In an era when a lot of music has scaled back and become overly somber, Electric Six has revived the concept of “more is more.” Their high-energy guitar, shimmering banks of synthesizers and humor — featuring equal measures of tongue and cheek — have reinvented the Rock experience as a contemporary high-energy vaudeville act.
The Detroit sextet’s fifth studio album, the recently released Flashy, is a case in point, running the gamut from the horn-driven bullring Rock of “Gay Bar Pt. 2” (the sequel to their 2003 hit single), the Funk blasting “Dirty Ball,” the Beck-on-Disco thump of “Your Heat is Rising” and the Roxy Music freakout of “Watching Evil Empires Fall Apart.”
Frontman Dick Valentine, the band’s remaining original member, claims there was only one specific goal with the new album.
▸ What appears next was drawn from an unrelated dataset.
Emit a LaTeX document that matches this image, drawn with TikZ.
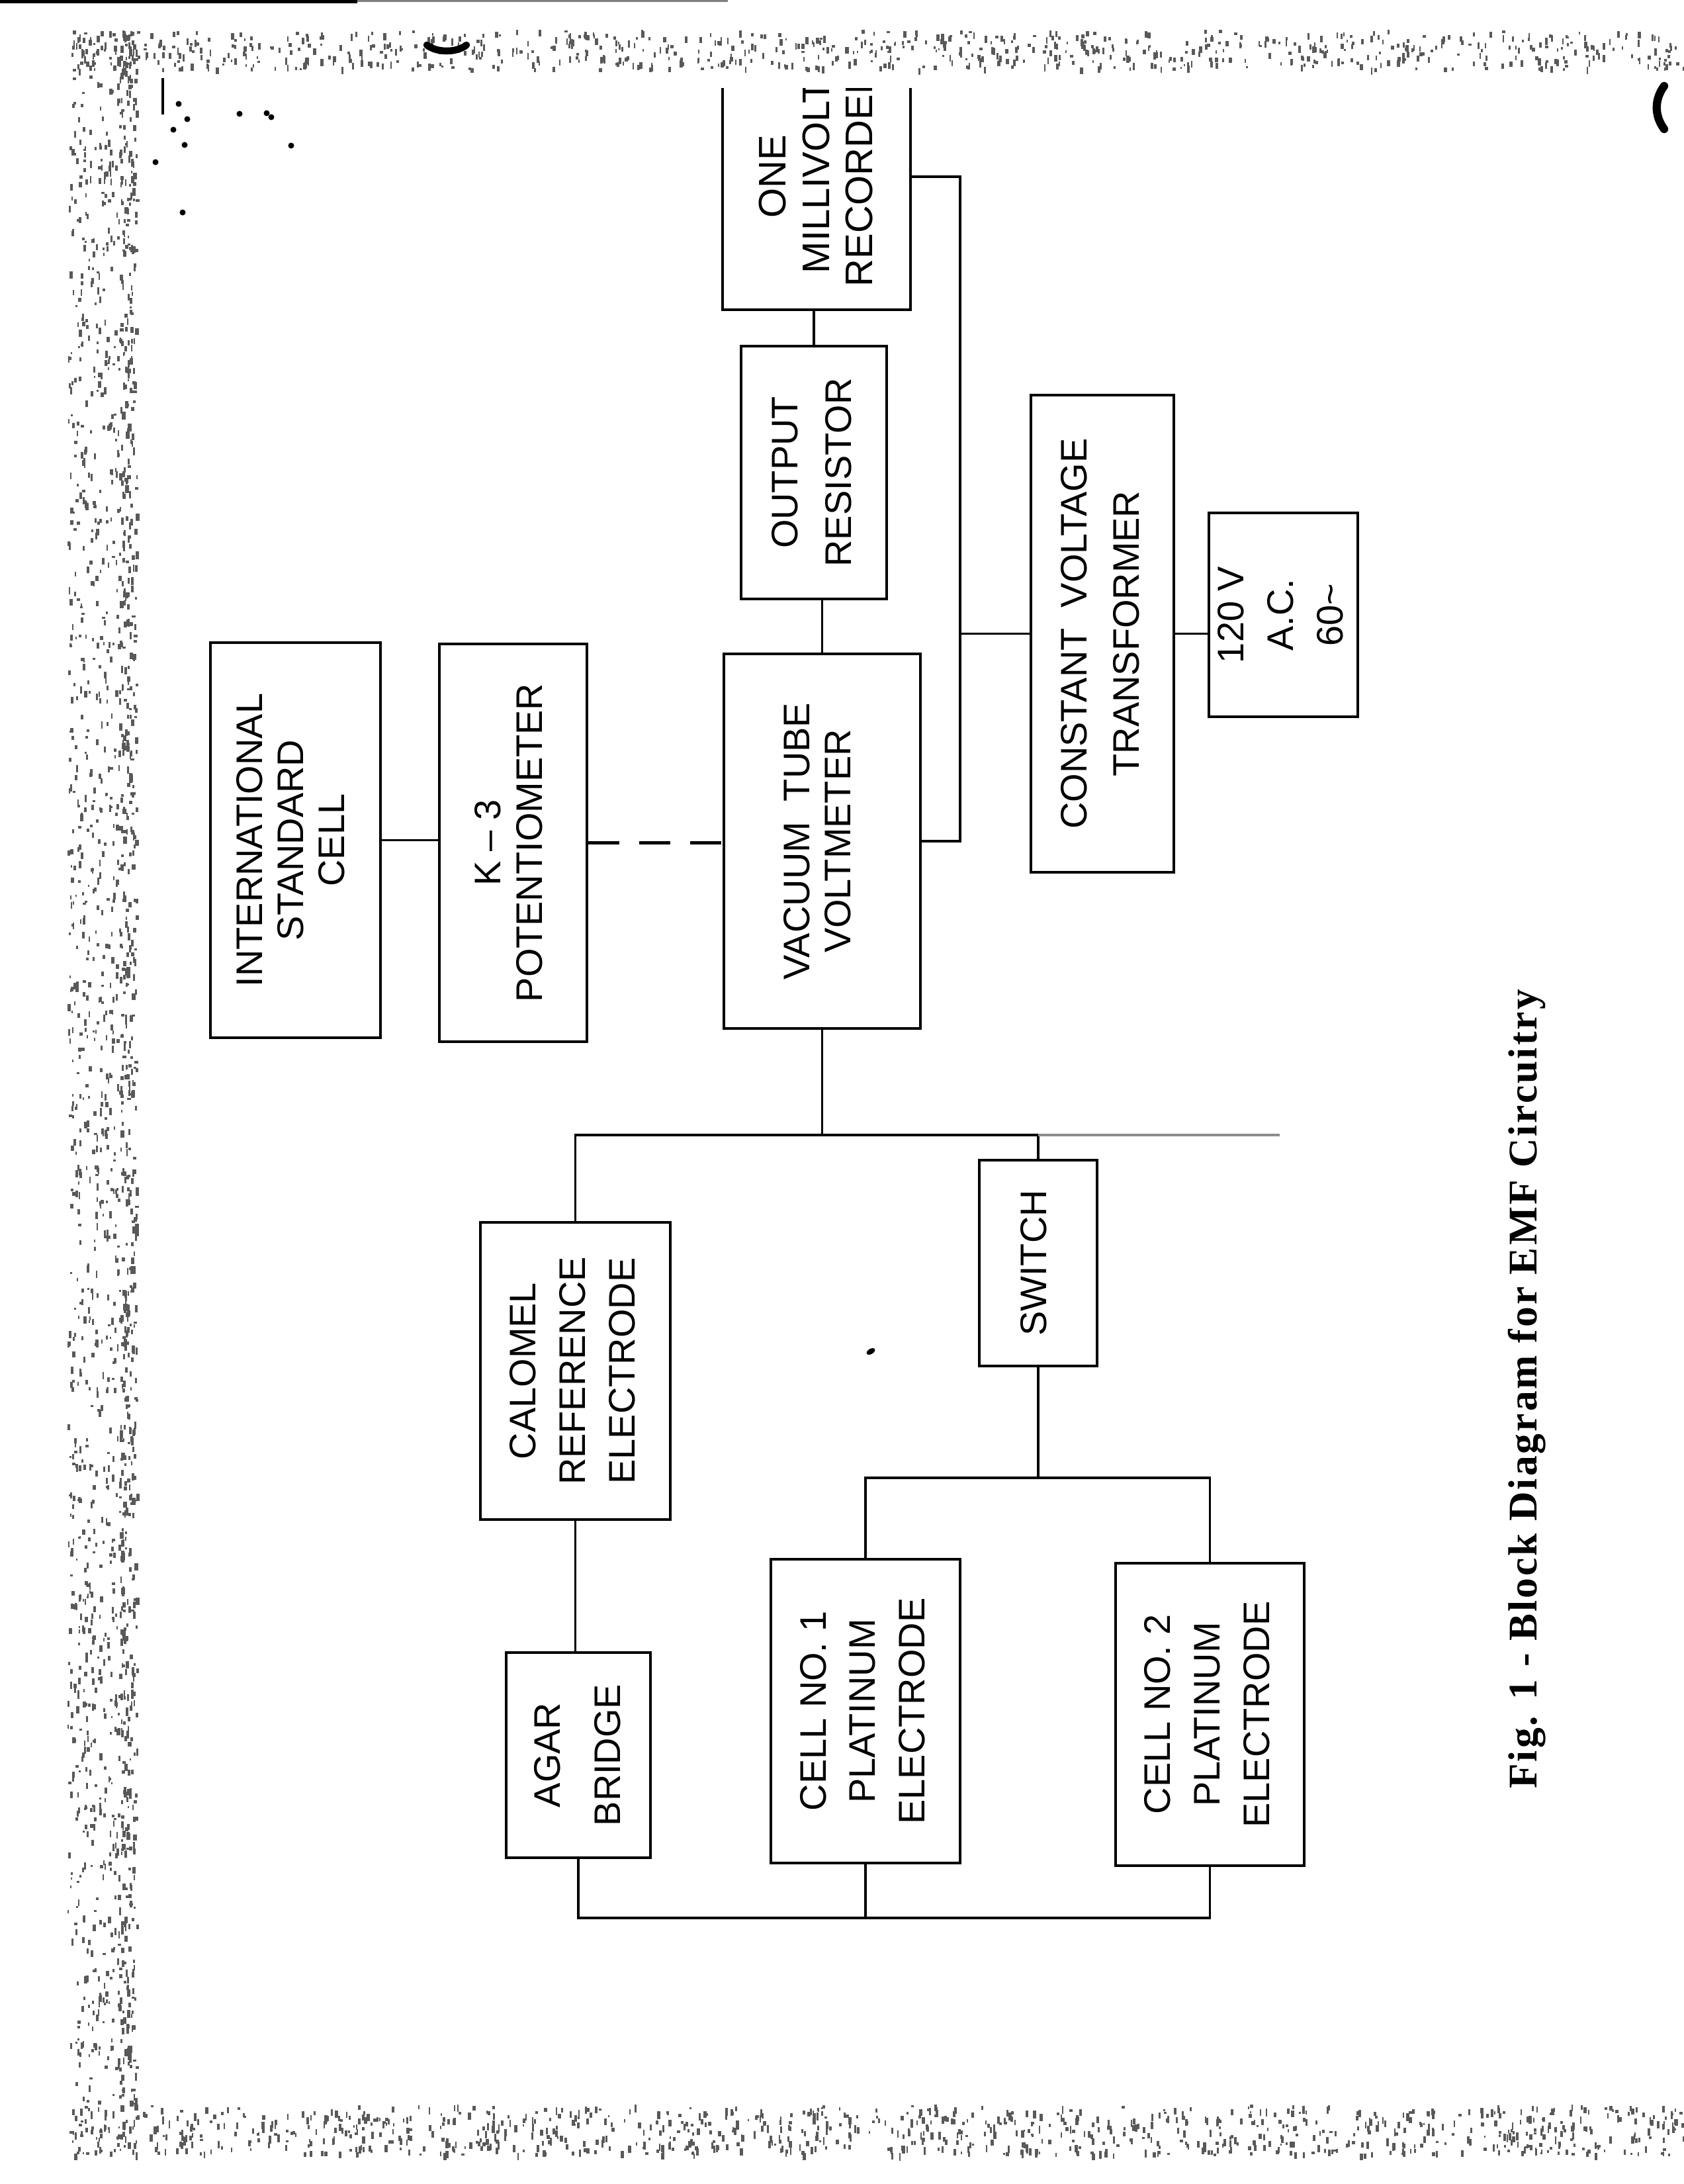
\documentclass[tikz,border=0pt]{standalone}
\usepackage{fontspec}
\usepackage{graphicx}
\setmainfont{Liberation Sans}
\newfontfamily\capfont[LetterSpace=5]{Liberation Serif}

% vertical (bottom-to-top) block label; optional argument = line pitch
\newcommand{\vlab}[2][17.6pt]{\rotatebox{90}{\fontsize{15.9}{#1}\selectfont
  \begin{tabular}{@{}c@{}}#2\end{tabular}}}

\tikzset{
  blk/.style 2 args={draw=black, line width=1.1pt, inner sep=0pt,
    minimum width=#1, minimum height=#2},
  wire/.style={draw=black, line width=1pt},
  dashwire/.style={draw=black, line width=1.4pt, dash pattern=on 0.47cm off 0.3cm},
  streak/.style={draw=black!45, line width=1.2pt},
  speck/.style={fill=black!65, draw=none},
}

\begin{document}
\begin{tikzpicture}[x=0.01cm, y=-0.01cm]
% page
\fill[white] (0,0) rectangle (2544,3300);
\useasboundingbox (0,0) rectangle (2544,3300);

% scanner edge shading (top, left, bottom)
\pgfmathsetseed{42}
\foreach \i in {1,...,800}{
  \pgfmathsetmacro{\xx}{105+2439*rnd}
  \pgfmathsetmacro{\yy}{45+58*rnd}
  \pgfmathsetmacro{\ww}{2+3*rnd}
  \pgfmathsetmacro{\hh}{3+8*rnd}
  \fill[speck] (\xx,\yy) rectangle ++(\ww,\hh);
}
\foreach \i in {1,...,1300}{
  \pgfmathsetmacro{\xx}{102+100*rnd}
  \pgfmathsetmacro{\yy}{45+3210*rnd}
  \pgfmathsetmacro{\ww}{2+3*rnd}
  \pgfmathsetmacro{\hh}{3+8*rnd}
  \fill[speck] (\xx,\yy) rectangle ++(\ww,\hh);
}
\foreach \i in {1,...,500}{
  \pgfmathsetmacro{\xx}{180+26*rnd}
  \pgfmathsetmacro{\yy}{45+3210*rnd}
  \pgfmathsetmacro{\ww}{2+4*rnd}
  \pgfmathsetmacro{\hh}{3+9*rnd}
  \fill[speck] (\xx,\yy) rectangle ++(\ww,\hh);
}
\foreach \i in {1,...,1000}{
  \pgfmathsetmacro{\xx}{102+2442*rnd}
  \pgfmathsetmacro{\yy}{3180+74*rnd}
  \pgfmathsetmacro{\ww}{2+3*rnd}
  \pgfmathsetmacro{\hh}{3+9*rnd}
  \fill[speck] (\xx,\yy) rectangle ++(\ww,\hh);
}
\fill[black] (0,0) rectangle (540,5);
\fill[black!50] (540,0) rectangle (1100,3);

% punch-hole shadows along the top edge
\draw[line width=3pt, line cap=round] (645,68) .. controls (660,80) and (690,80) .. (705,68);
\draw[line width=3.5pt, line cap=round] (2515,130) .. controls (2500,150) and (2500,175) .. (2515,195);

% stray marks near the top left corner
\draw[line width=1pt] (246,118) -- (246,173);
\foreach \p in {(270,157),(283,180),(262,196),(279,219),(235,245),(362,172),(403,171),(410,177),(440,220),(276,321)}
  \fill \p circle (4.5);
\fill[rotate around={30:(1316,2042)}] (1316,2042) ellipse (7 and 4);

% ---- blocks ----
\node[blk={2.57cm}{5.97cm}] (isc) at (446.5,1269.5)
  {\vlab{INTERNATIONAL\\STANDARD\\CELL}};
\node[blk={2.23cm}{6.01cm}] (k3) at (775.5,1273.5)
  {\vlab[18pt]{K – 3\\POTENTIOMETER}};
\node[blk={2.97cm}{5.66cm}] (vtvm) at (1242.5,1271)
  {\vlab{VACUUM\ \ TUBE\\VOLTMETER}};
\node[blk={2.20cm}{3.82cm}] (outr) at (1230,714)
  {\vlab[22.8pt]{OUTPUT\\RESISTOR}};
\begin{scope}
  \clip (1000,134) rectangle (1500,600);
  \node[minimum width=2.82cm, minimum height=4.00cm, inner sep=0pt] (rec) at (1234,267) {};
  \node (rectext) at (1240,267) {\rotatebox{90}{\fontsize{16.5}{18.5pt}\selectfont
    \begin{tabular}{@{}c@{}}ONE\\MILLIVOLT\\RECORDER\end{tabular}}};
  \draw[line width=1.1pt] (rec.north west) -- (rec.south west) -- (rec.south east) -- (rec.north east);
\end{scope}
\node[blk={2.16cm}{7.21cm}] (cvt) at (1666,957.5)
  {\vlab[22.5pt]{CONSTANT\ \ VOLTAGE\\TRANSFORMER}};
\node[blk={1.43cm}{3.08cm}] (ac) at (1939.5,929)
  {\vlab[21.3pt]{120 V\\A.C.\\60\textasciitilde}};
\node[blk={2.87cm}{4.49cm}] (cal) at (869.5,2071.5)
  {\vlab[21.3pt]{CALOMEL\\REFERENCE\\ELECTRODE}};
\node[blk={1.78cm}{3.11cm}] (sw) at (1569,1908.5)
  {\vlab{SWITCH}};
\node[blk={2.18cm}{3.10cm}] (agar) at (874,2652)
  {\vlab[25.9pt]{AGAR\\BRIDGE}};
\node[blk={2.86cm}{4.59cm}] (c1) at (1308,2585.5)
  {\vlab[21.3pt]{CELL NO. 1\\PLATINUM\\ELECTRODE}};
\node[blk={2.85cm}{4.57cm}] (c2) at (1828.5,2590.5)
  {\vlab[21.3pt]{CELL NO. 2\\PLATINUM\\ELECTRODE}};

% ---- bus points ----
\coordinate (rbus) at (1451,1280);
\coordinate (mbus) at (1238,1715);
\coordinate (cbus) at (1573,2233);
\coordinate (bbus) at (881,2898);
\coordinate (streakend) at (1934,1715);

% ---- connections ----
\draw[wire] (isc.east) -- (isc.east -| k3.west);
\draw[dashwire] (k3.east) -- (k3.east -| vtvm.west);
\draw[wire] (vtvm.north) -- (vtvm.north |- outr.south);
\draw[wire] (outr.north) -- (outr.north |- rec.south);
\draw[wire] (vtvm.east) -- (vtvm.east -| rbus) |- (rec.east);
\draw[wire] (cvt.west) -- (cvt.west -| rbus);
\draw[wire] (cvt.east) -- (cvt.east -| ac.west);
\draw[wire] (vtvm.south) -- (vtvm.south |- mbus);
\draw[wire] (cal.north) |- (mbus) -| (sw.north);
\draw[streak] (sw.north |- mbus) -- (streakend);
\draw[wire] (cal.south) -- (cal.south |- agar.north);
\draw[wire] (sw.south) -- (sw.south |- cbus);
\draw[wire] (c1.north) |- (sw.south |- cbus) -| (c2.north);
\draw[wire] (agar.south) |- (c1.south |- bbus) -| (c2.south);
\draw[wire] (c1.south) -- (c1.south |- bbus);

% ---- caption ----
\node[rotate=90, font=\capfont\bfseries\fontsize{17.5}{20}\selectfont] (cap) at (2308,2099)
  {Fig. 1 - Block Diagram for EMF Circuitry};
\end{tikzpicture}
\end{document}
“We wanted to give people another reason to have us around a little longer,” he says. “There’s a certain contingent of people out there (asking), ‘Where are they now? Why won’t they go away?’ Every year that we come out with another album, it pleases me to know that we’re stoking that kind of ire. If people are wondering, ‘Where are they now?,’ the answer is right in front of them.”
Electric Six began more than a decade ago in Detroit, originally known as the Wildbunch. A UK group with the same name forced the change. E6 attracted a loyal Motor City following in the same circles that spawned The White Stripes and Detroit Cobras. After years of toiling in the club trenches, they scored a contract with XL Recordings, a Beggar’s Banquet imprint.
E6’s debut, Fire, was an immediate sensation, fueled by the single “Danger! High Voltage,” a massive hit in the UK and a relative hit here. Controversy surrounded Electric Six from the start, first with the rumor that Jack White sang with Valentine on “Danger! High Voltage” (first denied, then confirmed), then when Queen fans were outraged at the video for their cover of “Radio Ga Ga” from their second album, 2005’s Señor Smoke.
In 2005, XL dropped E6 and they signed with Philadelphia Industrial/Goth indie label Metropolis, where they’ve released their last three albums. Although the band has endured numerous lineup changes, Valentine’s vision for the band and his wiseass lyrics — he’s claimed 80 percent of the band’s songs are about nothing — have formed a consistent core for Electric Six. To many, the band’s cross-genre sampling and high energy stage show is reminiscent of the Bay Area’s favorite sons of ’70s/’80s Rock vaudeville, The Tubes.
“I’m personally touched by that,” says Valentine. “I don’t think it’s going to help us win over the Fall Out Boy or Panic at the Disco audience. I don’t think they know who The Tubes are, nor should they be expected to. I’ve always enjoyed The Tubes. If I could go into any musical scene, I’ve always said San Francisco in the late ’70s. You’ve got The Tubes, Huey Lewis, The Greg Kihn Band, Journey, Night Ranger.”
After a dozen years and five albums, Valentine admits to a little difficulty in finalizing a set list when Electric Six hits the road. In some ways, though, it’s simplified the process.
“It’s getting harder to drift into deep cut territory,” Valentine says. “We want to play enough stuff off the new record and then the stuff off the older records, all we have time for is ‘the hits.’ It’s getting tougher to whip out ‘Devil Nights’ or ‘Mr. Woman.’ We have to stick with ‘Rock and Roll Evacuation’ and ‘I Buy the Drugs’ and everything after that is a bonus.”
And, for those who need to know ahead of time, Valentine says E6 will be featuring both versions of “Gay Bar” in this tour’s set. He notes that they tried to drop the original from the set with disastrous results, leading them to reinstate it for this tour.
“We get the original out of the way early,” he says. “Then after everyone leaves, we play the sequel to the two people that are still around after we’ve played the first ‘Gay Bar.’ The new one is probably my favorite new song to do live. It’s a show-stopper.”
But opposing versions of “Gay Bar” in the same set? Aren’t they afraid of tearing a hole in the space/time continuum?
“I see what you’re saying, but it’s not really matter/antimatter,” Valentine says. “It’s more of a sequence, and I’ve never been afraid of a good old-fashioned sequence.”
Given Electric Six’s relatively manic recording pace — nearly an album a year for the last five years — it’s conceivable that they’ll be ready to drop a new one late next year. And considering the band has written some of the best drug and sex songs in recent memory, and given their penchant for name-checking the famous in song (“Jimmy Carter,” “Lenny Kravitz”), it seems natural to inquire about the possibility of a tune referencing disgraced former Detroit mayor Kwame Kilpatrick.
“I’m gonna stay away from that subject,” Valentine says with a laugh. “I don’t underestimate his ability to come out and get me. Some of the deadliest and most successful hits have been orchestrated from the inside, so I’m gonna keep my mouth shut.”